*Exercise instructions*
Reproduce the listing below in full and without alteration, apart from its pictures.

● ● ● ● ● ● ●

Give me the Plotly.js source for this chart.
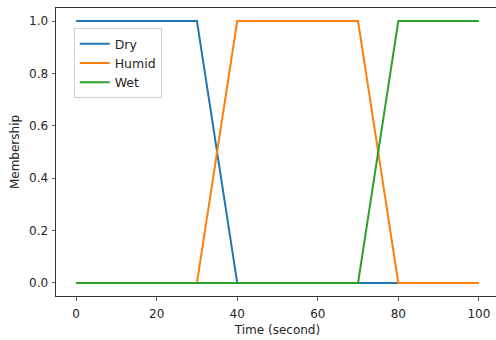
<!DOCTYPE html>
<html>
<head>
<meta charset="utf-8">
<script src="https://cdn.plot.ly/plotly-3.0.1.min.js"></script>
<style>
html, body { margin:0; padding:0; overflow:hidden; background:#fff; }
#chart { width:504px; height:340px; }
</style>
</head>
<body>
<div id="chart"></div>
<script>
const dryX = [0, 30, 40, 100];
const dryY = [1, 1, 0, 0];
const humidX = [0, 30, 40, 70, 80, 100];
const humidY = [0, 0, 1, 1, 0, 0];
const wetX = [0, 70, 80, 100];
const wetY = [0, 0, 1, 1];
const seriesNames = ['Dry', 'Humid', 'Wet'];
const xTicks = [0, 20, 40, 60, 80, 100];
const yTicks = [0, 0.2, 0.4, 0.6, 0.8, 1.0];
const yTickText = ['0.0', '0.2', '0.4', '0.6', '0.8', '1.0'];

const colors = ['#1f77b4', '#ff7f0e', '#2ca02c'];
const xs = [dryX, humidX, wetX];
const ys = [dryY, humidY, wetY];
const traces = seriesNames.map((n, i) => ({
  x: xs[i], y: ys[i], name: n, type: 'scatter', mode: 'lines',
  line: {color: colors[i], width: 2}
}));

const font = {family: 'DejaVu Sans', size: 12, color: '#262626'};
const layout = {
  width: 504, height: 340,
  margin: {l: 55.5, r: 4.5, t: 7.5, b: 44},
  paper_bgcolor: '#fff', plot_bgcolor: '#fff',
  font: font,
  showlegend: true,
  legend: {
    x: 0.04, y: 0.93, xanchor: 'left', yanchor: 'top',
    bgcolor: 'rgba(255,255,255,0.8)', bordercolor: '#d0d0d0', borderwidth: 1,
    font: {family: 'DejaVu Sans', size: 12.5, color: '#262626'},
    tracegroupgap: 0, itemwidth: 30
  },
  xaxis: {
    range: [-5, 105], tickvals: xTicks, ticktext: xTicks.map(String),
    showgrid: false, zeroline: false, showline: true, mirror: true,
    linecolor: '#333', linewidth: 1, ticks: 'outside', ticklen: 3.5, tickwidth: 0.8, tickcolor: '#333',
    tickfont: font, ticklabelstandoff: 3,
    title: {text: 'Time (second)', font: font, standoff: 5}
  },
  yaxis: {
    range: [-0.05, 1.05], tickvals: yTicks, ticktext: yTickText,
    showgrid: false, zeroline: false, showline: true, mirror: true,
    linecolor: '#333', linewidth: 1, ticks: 'outside', ticklen: 3.5, tickwidth: 0.8, tickcolor: '#333',
    tickfont: font, ticklabelstandoff: 1,
    title: {text: 'Membership', font: font, standoff: 6}
  }
};
Plotly.newPlot('chart', traces, layout, {displayModeBar: false, staticPlot: true});
</script>
</body>
</html>
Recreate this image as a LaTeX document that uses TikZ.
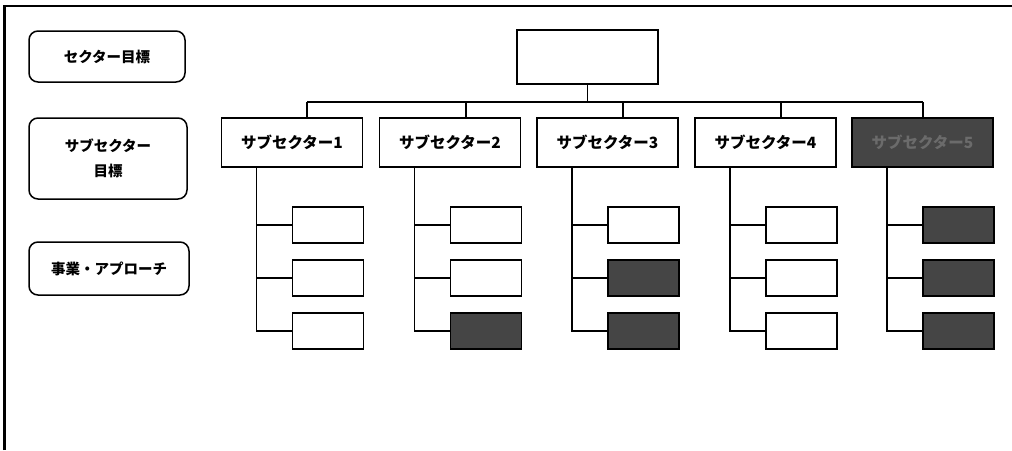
\documentclass[tikz,border=0pt]{standalone}
\usepackage{fontspec}
\newfontfamily\jp{Noto Sans CJK JP}
\definecolor{dk}{gray}{0.27}
\definecolor{dktext}{gray}{0.42}
\begin{document}
\begin{tikzpicture}[x=1pt,y=-1pt,
  ln/.style={line width=1.5pt},
  lbox/.style={draw,line width=1.5pt,rounded corners=9pt,align=center,inner sep=0pt,font=\jp\bfseries\fontsize{14.5}{25}\selectfont},
  sbox/.style={draw,line width=1.7pt,minimum width=141pt,minimum height=49pt,inner sep=0pt,font=\jp\bfseries\fontsize{15.5}{17}\selectfont},
  cbox/.style={draw,line width=1.7pt,minimum width=71pt,minimum height=36pt,inner sep=0pt},
  dark/.style={fill=dk,text=dktext}]
\useasboundingbox (0,0) rectangle (1012,450);
% frame
\draw[line width=2.2pt] (4.5,450) -- (4.5,6) -- (1012,6);
% legend boxes
\node[lbox,minimum width=156pt,minimum height=51pt] (l1) at (107,56.5) {セクター目標};
\node[lbox,minimum width=158pt,minimum height=81pt] (l2) at (108,158.5) {サブセクター\\目標};
\node[lbox,minimum width=160pt,minimum height=53pt] (l3) at (109,268.5) {事業・アプローチ};
% top box
\node[draw,line width=1.7pt,minimum width=141pt,minimum height=54pt] (top) at (587.5,57) {};
% sub sector boxes
\node[sbox] (s1) at (292,142.5) {サブセクター1};
\node[sbox] (s2) at (450,142.5) {サブセクター2};
\node[sbox] (s3) at (607.5,142.5) {サブセクター3};
\node[sbox] (s4) at (765.5,142.5) {サブセクター4};
\node[sbox,dark] (s5) at (922.5,142.5) {サブセクター5};
% bar
\coordinate (b0) at (307,102);
\coordinate (b5) at (923,102);
\draw[ln] (top.south) -- (top.south |- b0);
\draw[ln] (b0) -- (b5);
\draw[ln] (b0) -- (b0 |- s1.north);
\draw[ln] (466,102) coordinate (b2) -- (b2 |- s2.north);
\draw[ln] (623,102) coordinate (b3) -- (b3 |- s3.north);
\draw[ln] (781,102) coordinate (b4) -- (b4 |- s4.north);
\draw[ln] (b5) -- (b5 |- s5.north);
% children
\foreach \s/\fa/\fb/\fc in {1/white/white/white,2/white/white/dk,3/white/dk/dk,4/white/white/white,5/dk/dk/dk}{
  \coordinate (t\s) at ([xshift=36pt]s\s.south west);
  \node[cbox,fill=\fa] (c\s1) at ([xshift=-35.5pt,yshift=-57pt]s\s.south east) {};
  \node[cbox,fill=\fb] (c\s2) at ([xshift=-35.5pt,yshift=-110pt]s\s.south east) {};
  \node[cbox,fill=\fc] (c\s3) at ([xshift=-35.5pt,yshift=-163pt]s\s.south east) {};
  \draw[ln] (t\s) |- (c\s3.west);
  \draw[ln] (t\s |- c\s1.west) -- (c\s1.west);
  \draw[ln] (t\s |- c\s2.west) -- (c\s2.west);
}
\end{tikzpicture}
\end{document}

● ● ● ● ● ● ●

*Task solution*
Give me the Plotly.js source for this chart.
<!DOCTYPE html>
<html>
<head>
<meta charset="utf-8">
<script src="https://cdn.plot.ly/plotly-3.0.1.min.js"></script>
<style>
html, body { margin:0; padding:0; overflow:hidden; background:#fff; }
#chart { width:504px; height:340px; }
</style>
</head>
<body>
<div id="chart"></div>
<script>
const dryX = [0, 30, 40, 100];
const dryY = [1, 1, 0, 0];
const humidX = [0, 30, 40, 70, 80, 100];
const humidY = [0, 0, 1, 1, 0, 0];
const wetX = [0, 70, 80, 100];
const wetY = [0, 0, 1, 1];
const seriesNames = ['Dry', 'Humid', 'Wet'];
const xTicks = [0, 20, 40, 60, 80, 100];
const yTicks = [0, 0.2, 0.4, 0.6, 0.8, 1.0];
const yTickText = ['0.0', '0.2', '0.4', '0.6', '0.8', '1.0'];

const colors = ['#1f77b4', '#ff7f0e', '#2ca02c'];
const xs = [dryX, humidX, wetX];
const ys = [dryY, humidY, wetY];
const traces = seriesNames.map((n, i) => ({
  x: xs[i], y: ys[i], name: n, type: 'scatter', mode: 'lines',
  line: {color: colors[i], width: 2}
}));

const font = {family: 'DejaVu Sans', size: 12, color: '#262626'};
const layout = {
  width: 504, height: 340,
  margin: {l: 55.5, r: 4.5, t: 7.5, b: 44},
  paper_bgcolor: '#fff', plot_bgcolor: '#fff',
  font: font,
  showlegend: true,
  legend: {
    x: 0.04, y: 0.93, xanchor: 'left', yanchor: 'top',
    bgcolor: 'rgba(255,255,255,0.8)', bordercolor: '#d0d0d0', borderwidth: 1,
    font: {family: 'DejaVu Sans', size: 12.5, color: '#262626'},
    tracegroupgap: 0, itemwidth: 30
  },
  xaxis: {
    range: [-5, 105], tickvals: xTicks, ticktext: xTicks.map(String),
    showgrid: false, zeroline: false, showline: true, mirror: true,
    linecolor: '#333', linewidth: 1, ticks: 'outside', ticklen: 3.5, tickwidth: 0.8, tickcolor: '#333',
    tickfont: font, ticklabelstandoff: 3,
    title: {text: 'Time (second)', font: font, standoff: 5}
  },
  yaxis: {
    range: [-0.05, 1.05], tickvals: yTicks, ticktext: yTickText,
    showgrid: false, zeroline: false, showline: true, mirror: true,
    linecolor: '#333', linewidth: 1, ticks: 'outside', ticklen: 3.5, tickwidth: 0.8, tickcolor: '#333',
    tickfont: font, ticklabelstandoff: 1,
    title: {text: 'Membership', font: font, standoff: 6}
  }
};
Plotly.newPlot('chart', traces, layout, {displayModeBar: false, staticPlot: true});
</script>
</body>
</html>
Recreate this image as a LaTeX document that uses TikZ.
\documentclass[tikz,border=0pt]{standalone}
\usepackage{fontspec}
\newfontfamily\jp{Noto Sans CJK JP}
\definecolor{dk}{gray}{0.27}
\definecolor{dktext}{gray}{0.42}
\begin{document}
\begin{tikzpicture}[x=1pt,y=-1pt,
  ln/.style={line width=1.5pt},
  lbox/.style={draw,line width=1.5pt,rounded corners=9pt,align=center,inner sep=0pt,font=\jp\bfseries\fontsize{14.5}{25}\selectfont},
  sbox/.style={draw,line width=1.7pt,minimum width=141pt,minimum height=49pt,inner sep=0pt,font=\jp\bfseries\fontsize{15.5}{17}\selectfont},
  cbox/.style={draw,line width=1.7pt,minimum width=71pt,minimum height=36pt,inner sep=0pt},
  dark/.style={fill=dk,text=dktext}]
\useasboundingbox (0,0) rectangle (1012,450);
% frame
\draw[line width=2.2pt] (4.5,450) -- (4.5,6) -- (1012,6);
% legend boxes
\node[lbox,minimum width=156pt,minimum height=51pt] (l1) at (107,56.5) {セクター目標};
\node[lbox,minimum width=158pt,minimum height=81pt] (l2) at (108,158.5) {サブセクター\\目標};
\node[lbox,minimum width=160pt,minimum height=53pt] (l3) at (109,268.5) {事業・アプローチ};
% top box
\node[draw,line width=1.7pt,minimum width=141pt,minimum height=54pt] (top) at (587.5,57) {};
% sub sector boxes
\node[sbox] (s1) at (292,142.5) {サブセクター1};
\node[sbox] (s2) at (450,142.5) {サブセクター2};
\node[sbox] (s3) at (607.5,142.5) {サブセクター3};
\node[sbox] (s4) at (765.5,142.5) {サブセクター4};
\node[sbox,dark] (s5) at (922.5,142.5) {サブセクター5};
% bar
\coordinate (b0) at (307,102);
\coordinate (b5) at (923,102);
\draw[ln] (top.south) -- (top.south |- b0);
\draw[ln] (b0) -- (b5);
\draw[ln] (b0) -- (b0 |- s1.north);
\draw[ln] (466,102) coordinate (b2) -- (b2 |- s2.north);
\draw[ln] (623,102) coordinate (b3) -- (b3 |- s3.north);
\draw[ln] (781,102) coordinate (b4) -- (b4 |- s4.north);
\draw[ln] (b5) -- (b5 |- s5.north);
% children
\foreach \s/\fa/\fb/\fc in {1/white/white/white,2/white/white/dk,3/white/dk/dk,4/white/white/white,5/dk/dk/dk}{
  \coordinate (t\s) at ([xshift=36pt]s\s.south west);
  \node[cbox,fill=\fa] (c\s1) at ([xshift=-35.5pt,yshift=-57pt]s\s.south east) {};
  \node[cbox,fill=\fb] (c\s2) at ([xshift=-35.5pt,yshift=-110pt]s\s.south east) {};
  \node[cbox,fill=\fc] (c\s3) at ([xshift=-35.5pt,yshift=-163pt]s\s.south east) {};
  \draw[ln] (t\s) |- (c\s3.west);
  \draw[ln] (t\s |- c\s1.west) -- (c\s1.west);
  \draw[ln] (t\s |- c\s2.west) -- (c\s2.west);
}
\end{tikzpicture}
\end{document}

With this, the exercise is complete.